Dayakar Mallu, 51, admitted to conspiring to commit securities fraud, and to an unrelated charge of helping prepare a false tax return, before U.S. District Judge W. Scott Hardy in Pittsburgh.
Mylan is now known as Viatris Inc (VTRS.O) after merging last November with Pfizer Inc’s (PFE.N) Upjohn off-patent drug business, which Pfizer spun off. The combined company’s headquarters remain in Canonsburg, Pennsylvania, a Pittsburgh suburb.
Authorities said that between October 2017 and July 2019, Mallu traded Mylan stock based on material nonpublic information about the company’s results, U.S. Food and Drug Administration drug approvals, and the Upjohn merger.
Mallu, now a resident of Orlando, Florida, was previously vice president of global operations information technology at Mylan, and had been a friend and colleague of the chief information officer, court records show.
The tax return charge related to a computer programming company based in Farmington Hills, Michigan, that Mallu owned, prosecutors said.
Mallu could face 57 to 71 months in prison under recommended federal guidelines at his Jan. 24, 2022, sentencing, according to a plea agreement with the U.S. Department of Justice.
He also agreed to forfeit $4.27 million and make restitution to the Internal Revenue Service, court records show.

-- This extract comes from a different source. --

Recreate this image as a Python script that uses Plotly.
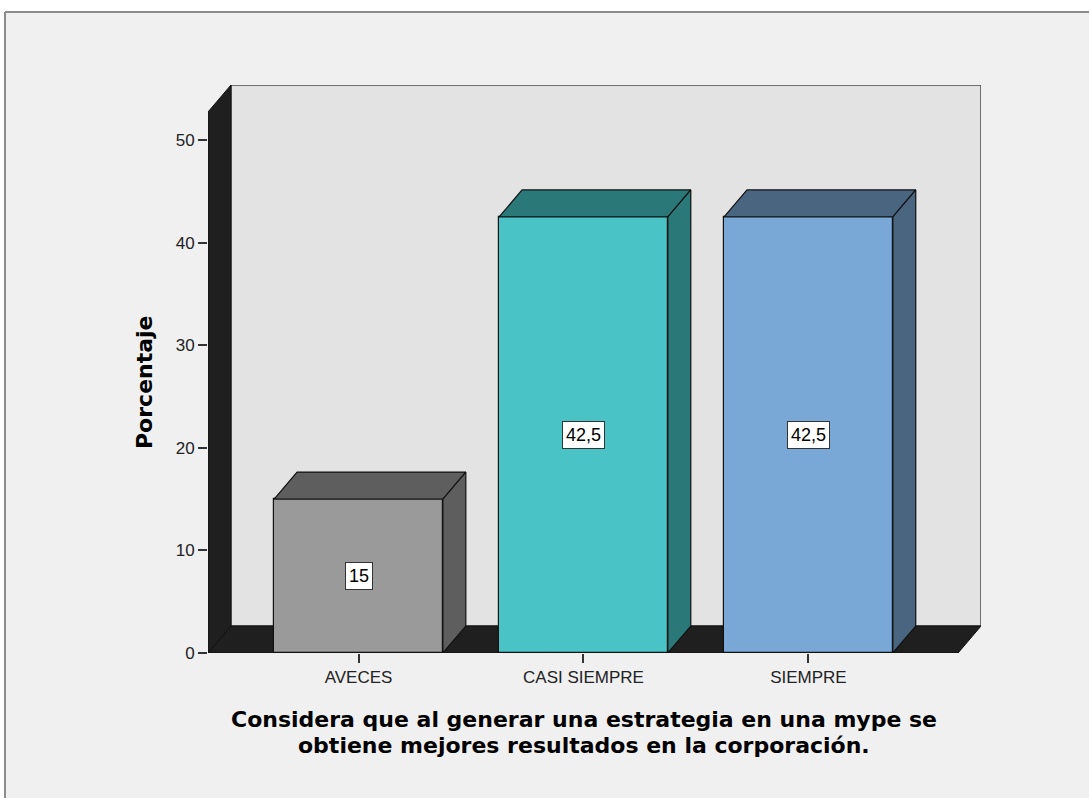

The U.S. Securities and Exchange Commission filed related civil charges.
Aitan Goelman, a lawyer for Mallu, declined to comment.
Ramkumar Rayapureddy, who was Mylan’s CIO at the time of Mallu’s trading, now holds the same job at Viatris, according to Viatris’ website and his LinkedIn Page.
The SEC said Mallu shared some profits with the source of his inside information, who directed him to make cash payments in person, in India, to avoid detection.
Rayapureddy did not immediately respond to a request for comment.
In a statement, Viatris said: “The company is committed to the highest standards of integrity and compliance with the law. The company has been fully cooperating with the authorities. We are not in a position to comment further.”